Il y a un article du philosophe Paul Virilio que j’aime beaucoup. Il y parle d’une « régression de l’Humanité vers l’origine ». Il dit : « nous sommes passés au culte du teen puis à celui de l’enfant. Toutes les valeurs tournent autour de lui. Interdit de lui coller une claque, de lui faire un baiser, il faut le respecter comme une idole – et ce faisant on régresse tous vers le baby. (…) Plutôt que de penser l’imminence du désastre, le regarder en face, l’étudier avec sang-froid, on remonte à l’acte de naissance, on veut demeurer absolument en dehors de la maturité, et même en dehors de la jeunesse, ou de la révolte de l’adolescence. On retourne dans les limbes de l’origine. On a si peur qu’on préfère vivre dans l’inconscience de notre inhumanité. ».


Pour moi la mélancolie fait partie de cette « inhumanité » que l’on redoute.
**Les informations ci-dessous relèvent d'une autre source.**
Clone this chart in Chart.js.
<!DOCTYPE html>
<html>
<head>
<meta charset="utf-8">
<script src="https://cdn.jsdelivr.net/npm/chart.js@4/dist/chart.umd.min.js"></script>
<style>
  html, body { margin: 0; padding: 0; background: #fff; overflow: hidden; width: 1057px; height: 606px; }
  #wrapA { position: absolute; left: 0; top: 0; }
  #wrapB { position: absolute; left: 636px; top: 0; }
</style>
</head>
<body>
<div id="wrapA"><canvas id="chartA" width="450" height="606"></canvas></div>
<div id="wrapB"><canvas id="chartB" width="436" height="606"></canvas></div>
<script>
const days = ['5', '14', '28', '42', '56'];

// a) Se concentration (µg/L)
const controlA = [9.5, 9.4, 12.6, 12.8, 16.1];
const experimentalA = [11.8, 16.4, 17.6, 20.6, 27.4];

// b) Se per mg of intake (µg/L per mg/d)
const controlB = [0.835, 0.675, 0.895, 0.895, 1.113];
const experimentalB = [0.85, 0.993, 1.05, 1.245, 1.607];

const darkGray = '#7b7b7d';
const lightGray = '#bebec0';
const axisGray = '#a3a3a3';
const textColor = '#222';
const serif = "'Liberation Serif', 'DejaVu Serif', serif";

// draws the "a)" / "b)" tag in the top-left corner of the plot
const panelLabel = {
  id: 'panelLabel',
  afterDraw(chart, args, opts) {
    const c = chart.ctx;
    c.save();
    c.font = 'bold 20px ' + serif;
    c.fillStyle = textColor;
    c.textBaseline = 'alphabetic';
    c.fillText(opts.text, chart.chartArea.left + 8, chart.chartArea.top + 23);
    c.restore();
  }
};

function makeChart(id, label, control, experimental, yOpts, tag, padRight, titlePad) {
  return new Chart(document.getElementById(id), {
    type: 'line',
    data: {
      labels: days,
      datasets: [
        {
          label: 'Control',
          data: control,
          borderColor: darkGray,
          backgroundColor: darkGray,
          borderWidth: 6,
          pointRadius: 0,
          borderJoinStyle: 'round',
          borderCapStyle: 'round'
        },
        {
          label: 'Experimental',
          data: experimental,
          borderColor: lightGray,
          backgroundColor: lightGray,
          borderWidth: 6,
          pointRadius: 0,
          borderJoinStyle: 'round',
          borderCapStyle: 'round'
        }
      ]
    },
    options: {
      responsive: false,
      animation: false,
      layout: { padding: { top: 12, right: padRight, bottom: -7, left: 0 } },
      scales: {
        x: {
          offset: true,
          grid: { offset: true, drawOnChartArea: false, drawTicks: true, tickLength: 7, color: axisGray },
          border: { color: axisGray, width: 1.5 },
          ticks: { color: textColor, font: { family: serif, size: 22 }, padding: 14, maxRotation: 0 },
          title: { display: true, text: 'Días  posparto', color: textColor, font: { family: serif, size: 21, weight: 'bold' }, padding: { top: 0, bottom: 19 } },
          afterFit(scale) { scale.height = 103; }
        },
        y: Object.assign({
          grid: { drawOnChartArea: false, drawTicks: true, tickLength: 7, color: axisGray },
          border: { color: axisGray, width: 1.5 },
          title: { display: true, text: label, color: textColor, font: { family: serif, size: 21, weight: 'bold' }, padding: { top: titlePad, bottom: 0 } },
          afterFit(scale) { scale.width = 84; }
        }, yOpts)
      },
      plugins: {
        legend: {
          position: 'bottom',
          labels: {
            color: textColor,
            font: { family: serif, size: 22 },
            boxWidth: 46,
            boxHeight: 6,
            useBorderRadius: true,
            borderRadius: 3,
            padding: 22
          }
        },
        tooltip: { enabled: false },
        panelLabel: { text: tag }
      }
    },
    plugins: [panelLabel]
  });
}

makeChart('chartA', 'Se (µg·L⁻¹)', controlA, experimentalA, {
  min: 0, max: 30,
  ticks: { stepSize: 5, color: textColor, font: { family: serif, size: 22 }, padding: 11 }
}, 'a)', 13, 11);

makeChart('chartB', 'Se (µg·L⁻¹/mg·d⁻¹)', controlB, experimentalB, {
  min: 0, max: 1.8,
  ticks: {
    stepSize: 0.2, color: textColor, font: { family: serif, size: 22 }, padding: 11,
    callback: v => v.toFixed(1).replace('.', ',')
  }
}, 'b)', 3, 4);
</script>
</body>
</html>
Elle est le côté obscur (honteux) dans une ère d’infantilisation générale où nous devrions être des êtres simples et candides pour qui tout baigne (comme dans le ventre de maman), que rien ne traverse et qui ne pleurent pas – exception faite quand Michael Jackson meurt ou que Barack Obama reçoit le Prix Nobel de la paix. Or le mal-être, le doute existentiel, la souffrance morale, la maladie psychique sont des problèmes humains bien réels, et des problèmes de société bien réels (selon le dernier rapport de l’OMS, en Europe, les troubles neuropsychiatriques constituent la deuxième cause de morbidité après les maladies cardiovasculaires, la dépression étant la troisième).


Le but n’est donc pas de faire un spectacle au constat démoralisant, mais d’oser pénétrer dans ce « mal du siècle » qu’est la mélancolie avec toute la fougue et la fantaisie que le théâtre permet. Et d’ailleurs, je trouve que la mélancolie aujourd’hui est loin de n’être qu’une forme de dépression ou un problème de santé publique qui coûte cher aux entreprises et mutuelles - ou encore une manigance de l’industrie pharmaceutique pour faire augmenter les ventes de Valium et de Prozac. La mélancolie a trait avec les entrailles humaines et le regard que l’Homme porte sur lui-même. La mélancolie fait jaillir de la beauté de la noirceur. L’art peut justement poser une alternative à l’impuissance de la médecine à guérir ce mal, en faisant luire cette beauté sombre, ce soleil noir, qui pour ma part m’émeut beaucoup…


Et maintenant, je rêve : un spectacle qui parlerait du désastre intime et universel - et de la beauté de ce désastre. Un spectacle sur le désespoir - et l’espoir qui peut en jaillir. Un spectacle qui parlerait de la mort et de la destruction avec une théâtralité vive, drôle, régénérante. Un spectacle qui parlerait de la misère du désarroi humain et de la possibilité de transcendance de ce désarroi. Un spectacle d’amour.